Far from the Duchess’s original modest meal, afternoon tea as we know it has become quite the occasion in the UK. This indulgent experience can be enjoyed in many ways from a traditional tea room, café or garden centre to a more lavish themed experience in one of Britain’s finest hotels.
National Afternoon Tea Week
It’s not all scones and clotted cream, nowadays there’s a brilliant selection of unusual themed events that can be found around the UK. In celebration of ‘National Afternoon Tea Week next week’ this week, here is a look at some of the more unusual offerings from around the country.

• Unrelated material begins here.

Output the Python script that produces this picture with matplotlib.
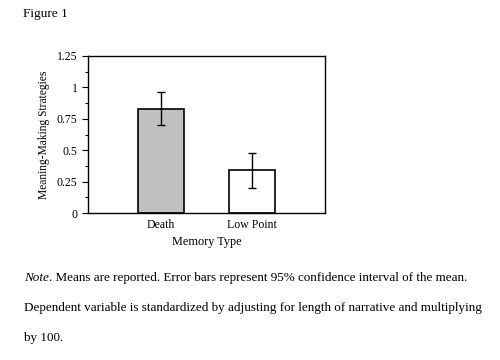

The experience at Silk restaurant in the 5* Courthouse Hotel in London is just the thing if you are looking for a more exotic dining event. A fabulous Afternoon Tea for two that offers flavours from the Far East with a wide selection of sweet and savoury Japanese treats, teas and a glass of plum wine for each guest. The Courthouse Hotel is a unique setting that has retained much of its original features from the time when it was a working courtroom.
The Chesterfield Hotel in Mayfair offers a sweet cart afternoon tea- full of sweet themed cakes from cola slice to jazzies extreme! if you have a sweet tooth this is the place for you!
Of course, going out and spoiling yourself with a lavish treat is nice once in a while, but you can also create your perfect afternoon tea at home. Below are some scrummy recipes to tempt your friends and family with.
Selection of summer sandwiches
Goat’s cheese, walnut & roasted pepper, lemony cucumber & prawn and creamy egg & cress; three sandwiches perfect for the whole family. Find the recipes for all three here.
Served with clotted cream and strawberry jam; you could even customise them with currents and all spice. They are simple to make and loved by all. Find the recipe here.
Savoury Cheese scones
Savoury scones make a nice change and these are delicious on their own, buttered or with leftover roasted meats and salad. The recipe can be found here.
The cake is rich, moist and so, so easy to make. Everyone loves chocolate cake. You can find the recipe here.
No afternoon tea would be complete without the perfect cuppa. Selecting a great cup of cha is often largely overlooked by people putting on or attending these events. Below is a rundown of what type of tea you should use. Don’t forget to use China teacups to get the best tasting brew possible!
- Earl Grey gets its citrusy flavour from the essential oil of bergamot (an orange-like fruit). The natural sweetness of Earl Grey lends itself to pairing with many afternoon tea sweets, like scones and shortbread cookies.
- English breakfast is one of the most popular blended teas in Britain. A traditional blend of leaves originating from Assam, Ceylon, and Kenya. Pair this cuppa with any lemon flavouring cake for the perfect combo.
- Darjeeling black teas are a classic pairing for afternoon tea foods. You might have a choice between spring-plucked Darjeeling First Flush and summer-plucked Darjeeling Second Flush. Darjeeling First Flush is more floral and green in flavour, while Darjeeling Second Flush has a distinctive fruity flavour. Both work well with savoury afternoon tea foods, and Second Flush is also great with chocolate, fruity desserts and pastries.
- Chamomile is a herbal infusion with a floral, apple-like flavour. Many people select it for afternoon tea because it is naturally caffeine-free. It also pairs wonderfully with afternoon tea sweets, especially scones and fruity confections.
- Brewed on its own or as part of a tea blend, lavender is a common “tea” for afternoon tea. Popular lavender blends include Lavender Earl Grey and herbal blend with ingredients like lavender, chamomile and mint. The sweet, perfumey flavour of a lavender infusion or lavender tea blend is ideal with uncomplicated afternoon tea foods; like scones and Devon cream.